John Bercow, the Speaker, has apparently told Channel 4 News that “he would be disappointed” if ministers followed through on rumours that they intend to instruct MPs to sit out future Opposition Day motions.

Following as it does the (largely hyperbolic) coverage of the Government’s successful bid to grant itself a majority on bill committees, Twitter is (atweet?) with talk that Theresa May is downgrading Parliament and re-writing the constitution in favour of the executive.

I have already set out elsewhere on this site how much of the breathless coverage of the ‘battle of the bill committees‘ was overblown. By the same token, and speaking as something of a bone-dry constitutionalist, it is difficult to get terribly worked up about the Government’s new Fabian strategy for Opposition Days.

Just as with the bill committee vote, the underlying facts of the Parliamentary situation undercut much of the posturing. If the Government can afford to simply ignore a vote in the House of Commons, that says much about the actual value of said vote. They are largely meaningless.

Of course they give opposition parties an opportunity to (literally) set the agenda and generate some good news coverage. But is the Government obliged to participate in a parliamentary pantomime to that end? It is hard to see why. If the Opposition are raising strong arguments they should be saleable to the press without a staged confrontation in the House.

None of which is to say that the Commons has not been diminished in recent years. It most certainly has. But a suspension of theatricalities on Opposition Day, or a (precedented) capture of some procedural high ground last week, are not the problem.

A much more telling sign of Parliament’s diminished status is the introduction of strict time-limits on contributions in the chamber, most of which are now adequate to create a clip for the news but not to develop a substantial argument. Or the truncated sitting hours which leave MPs with far less time to scrutinise legislation, leading to increasingly frequent bouts of legislative ping-pong with a House of Lords which is less mindful of its proper constitutional function than once it was.

In my piece on the bill committees I drew the comparison with the fraught Parliament of 1974-9, and it is this comparison which truly spotlights how twenty years of devolution, European integration and the growth of quangos (each “a process, not an event”) have enervated the Commons.

Where are the all-night sittings, the fierce line-by-line battles where determined backbenchers push ministers to their limit? Where, as my colleague Mark Wallace asked, are the great orators? Since Tony Blair’s post-1997 reforms those former pillars of the Westminster process have all grown faint, or vanished.

Walter Bagehot, in his seminal work The English Constitution, posited a distinction in the British system between the ‘dignified’ parts of the constitution, those old-fashioned parts whose practical purpose was fading and whose modern role was increasingly ritualised and decorative, and the ‘efficient’ portion which did the actual governing.

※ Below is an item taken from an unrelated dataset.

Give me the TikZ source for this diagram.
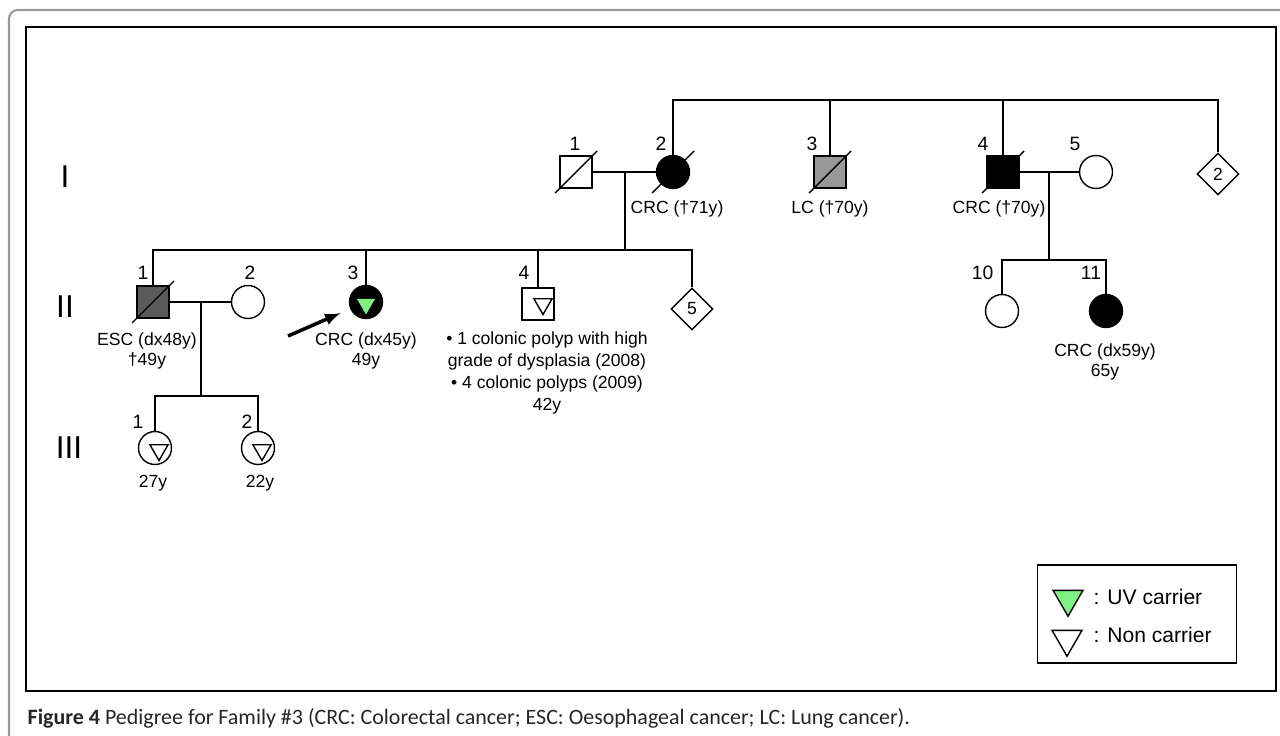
\documentclass[tikz,border=0pt]{standalone}
\usepackage{fontspec}
\setmainfont{Liberation Sans}
\newfontfamily\didafont{Carlito}
\usetikzlibrary{shapes.geometric}

\definecolor{verdeUV}{RGB}{128,240,128}
\definecolor{grigio}{RGB}{153,153,153}
\definecolor{grigioscuro}{RGB}{90,90,90}

\tikzset{
  maschio/.style={rectangle, draw, minimum size=0.64cm, inner sep=0pt},
  femmina/.style={circle, draw, minimum size=0.66cm, inner sep=0pt},
  ignoto/.style={diamond, draw, minimum size=0.84cm, inner sep=0pt, font=\fontsize{10}{12}\selectfont},
  triang/.style={regular polygon, regular polygon sides=3, shape border rotate=180, minimum size=0.42cm, inner sep=0pt},
  numero/.style={inner sep=0pt, font=\fontsize{11}{12}\selectfont},
  testo/.style={inner sep=0pt, align=center, font=\fontsize{10}{11}\selectfont},
  generazione/.style={inner sep=0pt, font=\fontsize{18}{20}\selectfont},
}

% barra dei deceduti
\newcommand{\deceduto}[1]{\draw (#1.center) ++(-21,21) -- ++(42,-42);}

\begin{document}
\begin{tikzpicture}[x=0.02cm, y=-0.02cm, line width=0.8pt]
    \useasboundingbox (0,0) rectangle (1280,736);

    % Cornici
    \draw[black!40, line width=1.2pt, rounded corners=5pt] (1290,10) -- (9,10) -- (9,750);
    \draw[line width=1pt] (26,27) rectangle (1276,691);

    % Generazioni
    \node[generazione] (genI) at (65,177) {I};
    \node[generazione] (genII) at (65,307) {II};
    \node[generazione] (genIII) at (69,448) {III};

    % Generazione I
    \node[maschio] (I1) at (576,172) {};
    \node[femmina, fill=black] (I2) at (673,172) {};
    \node[maschio, fill=grigio] (I3) at (830,172) {};
    \node[maschio, fill=black] (I4) at (1003,172) {};
    \node[femmina] (I5) at (1096,172) {};
    \node[ignoto] (D2) at (1218,174) {2};

    \node[numero] (nI1) at (575,144) {1};
    \node[numero] (nI2) at (661,144) {2};
    \node[numero] (nI3) at (812,144) {3};
    \node[numero] (nI4) at (983,144) {4};
    \node[numero] (nI5) at (1075,144) {5};

    \node[testo] (tI2) at (677,209) {CRC (†71y)};
    \node[testo] (tI3) at (830,209) {LC (†70y)};
    \node[testo] (tI4) at (999,209) {CRC (†70y)};

    % Generazione II
    \node[maschio, fill=grigioscuro] (II1) at (153,302) {};
    \node[femmina] (II2) at (248,302) {};
    \node[femmina, fill=black] (II3) at (366,302) {};
    \node[maschio] (II4) at (538,304) {};
    \node[ignoto] (D5) at (692,309) {5};
    \node[femmina] (II10) at (1002,311) {};
    \node[femmina, fill=black] (II11) at (1106,311) {};

    \node[triang, fill=verdeUV] (vII3) at (366,304) {};
    \node[triang, draw, fill=white] (vII4) at (543,304) {};

    \node[numero] (nII1) at (143,273) {1};
    \node[numero] (nII2) at (250,273) {2};
    \node[numero] (nII3) at (353,273) {3};
    \node[numero] (nII4) at (524,273) {4};
    \node[numero, anchor=east] (nII10) at (994,273) {10};
    \node[numero] (nII11) at (1091,273) {11};

    \node[testo] (tII1) at (147,351) {ESC (dx48y)\\†49y};
    \node[testo] (tII3) at (366,351) {CRC (dx45y)\\49y};
    \node[testo, font=\fontsize{10}{12.5}\selectfont] (tII4) at (547,373)
        {• 1 colonic polyp with high\\grade of dysplasia (2008)\\• 4 colonic polyps (2009)\\42y};
    \node[testo] (tII11) at (1105,362) {CRC (dx59y)\\65y};

    % Generazione III
    \node[femmina] (III1) at (155,448) {};
    \node[femmina] (III2) at (258,448) {};
    \node[triang, draw, fill=white] (vIII1) at (159,450) {};
    \node[triang, draw, fill=white] (vIII2) at (262,450) {};

    \node[numero] (nIII1) at (138,422) {1};
    \node[numero] (nIII2) at (247,422) {2};
    \node[testo] (tIII1) at (153,483) {27y};
    \node[testo] (tIII2) at (260,483) {22y};

    % Punti di raccordo
    \coordinate (sI) at (900,100);
    \coordinate (mI12) at (625,172);
    \coordinate (sII) at (625,250);
    \coordinate (mI45) at (1049,172);
    \coordinate (s1011) at (1049,260);
    \coordinate (mII12) at (201,302);
    \coordinate (sIII) at (201,396);
    \coordinate (proband) at (288,336);

    % Linee
    \draw (I2.north) |- (sI) -| (D2.north);
    \draw (I3.north) -- (I3.north |- sI);
    \draw (I4.north) -- (I4.north |- sI);
    \draw (I1) -- (I2);
    \draw (I4) -- (I5);
    \draw (mI12) -- (sII);
    \draw (II1.north) |- (sII) -| (D5.north);
    \draw (II3.north) -- (II3.north |- sII);
    \draw (II4.north) -- (II4.north |- sII);
    \draw (mI45) -- (s1011);
    \draw (II10.north) |- (s1011) -| (II11.north);
    \draw (II1) -- (II2);
    \draw (mII12) -- (sIII);
    \draw (III1.north) |- (sIII) -| (III2.north);

    % Deceduti
    \deceduto{I1}
    \deceduto{I2}
    \deceduto{I3}
    \deceduto{I4}
    \deceduto{II1}

    % Probando
    \draw[-latex, line width=2pt, shorten >=6pt] (proband) -- (II3);

    % Legenda
    \node[draw, minimum width=3.98cm, minimum height=1.96cm, inner sep=0pt] (legenda) at (1137,614) {};
    \node[triang, draw, fill=verdeUV, minimum size=0.69cm] (lUV) at (1068,599) {};
    \node[triang, draw, fill=white, minimum size=0.69cm] (lNC) at (1067,639) {};
    \node[anchor=west, inner sep=0pt, font=\fontsize{12}{14}\selectfont] (tUV) at (1093,597) {: UV carrier};
    \node[anchor=west, inner sep=0pt, font=\fontsize{12}{14}\selectfont] (tNC) at (1093,635) {: Non carrier};

    % Didascalia
    \node[anchor=west, inner sep=0pt, text=black!85, font=\didafont\fontsize{12.5}{14}\selectfont] (didascalia) at (27,718)
        {\textbf{Figure 4} Pedigree for Family \#3 (CRC: Colorectal cancer; ESC: Oesophageal cancer; LC: Lung cancer).};
\end{tikzpicture}
\end{document}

In his day the dignified role was played by the royal court, which still wielded great influence in some spheres, and the efficient by the increasingly powerful Parliament. But in recent times it can sometimes feel as if the Commons had itself started out on the slow, inexorable road towards dignified irrelevance.

Not only have so many of its practical functions been outsourced in all directions, and those that remain suborned to less output-oriented priorities such as shorter sitting hours, but MPs spend ever more of their time focusing not on national legislation but constituency casework, much of which falls properly under the purview of the local council or another body.

One good thing which might come out of Brexit is that the huge repatriation of responsibility it entails will give Parliament no choice but to reinvigorate itself – assuming it isn’t all immediately passed down or sideways, that is.

If Bercow really wants to help restore Westminster’s position as the pilot seat of the nation he should pay more mind to how the systems evolved over the past two decades will adapt to that old-fashioned workload, and not get distracted by sideshows such as Opposition Day.